Discipleship the focus for German critics
“No one needs a church in which vocations are replaced by appointments, devotion by contract, and trust by control.
“We want one simple, serving and praying church in the discipleship of Christ … in empowerment of this sort, the church also finds the critical distinguishing criterion for its own inner life.”
Kelle adds that, “The majority of Catholics in Germany are completely unaware of what is going on in these meetings – they are not even consulted about it.”
Problems for the German model
She says the support for the Synodal Way’s reforms among the German episcopate is also far from universal, and that enough bishops have reservations that a “blocking minority” could put a stop to the whole process – but “most are simply silent, some stay away from the Synodal Way or leave early at meetings”.

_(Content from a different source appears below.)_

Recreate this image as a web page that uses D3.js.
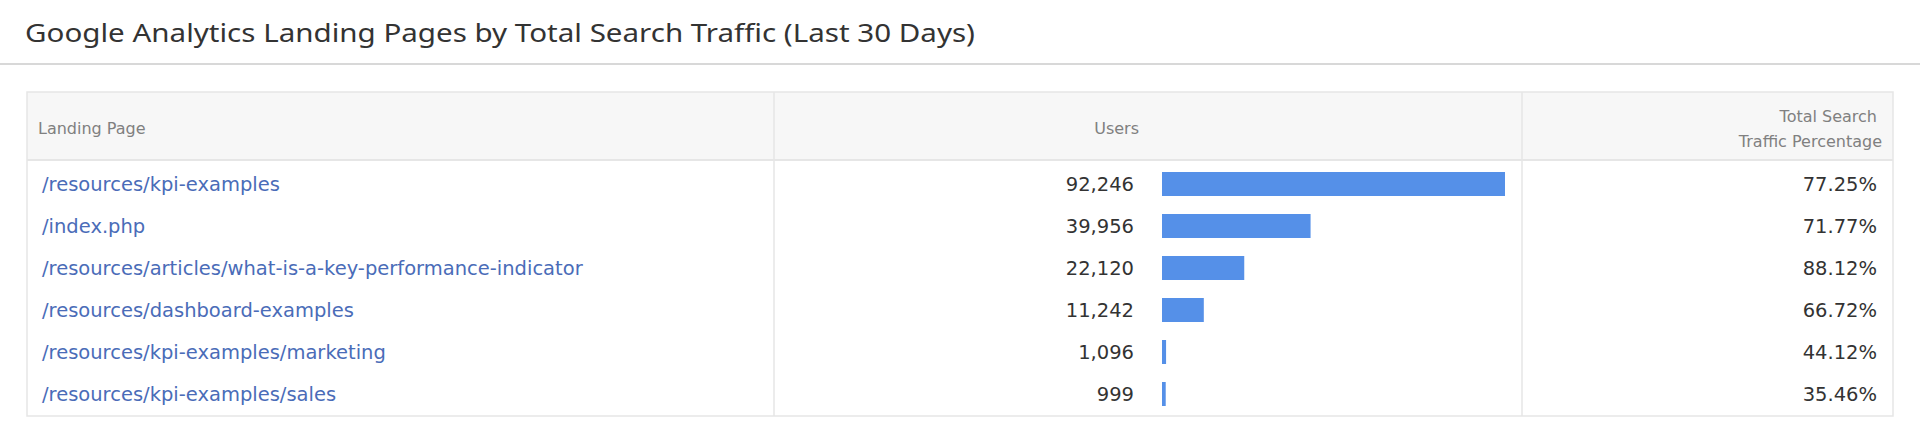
<!DOCTYPE html><html><head><meta charset="utf-8">
<script src="https://cdn.jsdelivr.net/npm/d3@7"></script>
<style>body{margin:0;background:#fff}</style></head><body>
<script>
const pages=["/resources/kpi-examples","/index.php","/resources/articles/what-is-a-key-performance-indicator","/resources/dashboard-examples","/resources/kpi-examples/marketing","/resources/kpi-examples/sales"];
const users=[92246,39956,22120,11242,1096,999];
const pct=[77.25,71.77,88.12,66.72,44.12,35.46];
const headers=["Landing Page","Users","Total Search","Traffic Percentage"];
const title="Google Analytics Landing Pages by Total Search Traffic (Last 30 Days)";

const W=1920,H=443,F="'Noto Sans',sans-serif",F2="'DejaVu Sans',sans-serif";
const svg=d3.select("body").append("svg").attr("width",W).attr("height",H);
svg.append("text").attr("x",25).attr("y",42).attr("font-family",F).attr("font-size",25).attr("fill","#333")
  .attr("textLength",950).attr("lengthAdjust","spacingAndGlyphs").text(title);
svg.append("rect").attr("x",0).attr("y",63).attr("width",W).attr("height",2).attr("fill","#d8d8d8");
const L=27,R=1893,T=92,HB=160,B=416,c1=774,c2=1522;
svg.append("rect").attr("x",L).attr("y",T).attr("width",R-L).attr("height",HB-T).attr("fill","#f7f7f7");
svg.append("rect").attr("x",L).attr("y",T).attr("width",R-L).attr("height",B-T).attr("fill","none").attr("stroke","#e6e6e6").attr("stroke-width",1.5);
svg.append("line").attr("x1",L).attr("x2",R).attr("y1",HB).attr("y2",HB).attr("stroke","#e6e6e6").attr("stroke-width",2);
[c1,c2].forEach(x=>svg.append("line").attr("x1",x).attr("x2",x).attr("y1",T).attr("y2",B).attr("stroke","#e6e6e6").attr("stroke-width",1.5));
const ht=(x,y,t,a)=>svg.append("text").attr("x",x).attr("y",y).attr("text-anchor",a).attr("font-family",F2).attr("font-size",16).attr("fill","#808080").text(t);
ht(38,134,headers[0],"start");ht(1139,134,headers[1],"end");ht(1877,122,headers[2],"end");ht(1882,147,headers[3],"end");
const y=d3.scaleBand().domain(d3.range(pages.length)).range([163,415]);
const x=d3.scaleLinear().domain([0,d3.max(users)]).range([1162,1505]);
const rows=svg.selectAll("g.r").data(pages).join("g").attr("transform",(d,i)=>`translate(0,${y(i)+y.bandwidth()/2})`);
rows.append("text").attr("x",42).attr("dy","0.35em").attr("font-family",F2).attr("font-size",19.5).attr("fill","#4a6cb8").text(d=>d);
rows.append("text").attr("x",1134).attr("dy","0.35em").attr("text-anchor","end").attr("font-family",F2).attr("font-size",19.5).attr("fill","#333").text((d,i)=>d3.format(",")(users[i]));
rows.append("rect").attr("x",x(0)).attr("y",-12).attr("height",24).attr("width",(d,i)=>Math.max(3,x(users[i])-x(0))).attr("fill","#5590e8");
rows.append("text").attr("x",1877).attr("dy","0.35em").attr("text-anchor","end").attr("font-family",F2).attr("font-size",19.5).attr("fill","#333").text((d,i)=>pct[i].toFixed(2)+"%");
</script></body></html>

“What would happen if even a handful of German bishops refused their further participation in this assembly and announced this on the microphone? It would cause a salutary scandal.”
Attempts to raise issues at the Synodal Way’s discussion forums are also beset with difficulties.
Procedural challenges
“Even bishops, like any activist, get only one minute of speaking time in the debates. It is practically impossible to have reasonable or even theologically profound debates in this format,” Kelle said.
“If we cannot stop this, a good result would also be that the discrepancy between the real problems of the Church in Germany and the staged problems would become more visible and it would maybe accelerate a new evangelisation on the long run,” she added.
With the Plenary Council’s Second Assembly rapidly approaching, and proposals to be voted on now under consideration by members, the Australian Church is making a major contribution to the growing understanding and practice of synodality.
Yet as Neuer Anfang’s manifesto and desire for intentional discipleship shows, there are different possibilities for how synodality could be realised.
When asked whether she had any message for Australian Catholics, Kelle had only one short sentence to add.
“God bless you and please do not repeat all those mistakes we have already made in Germany.”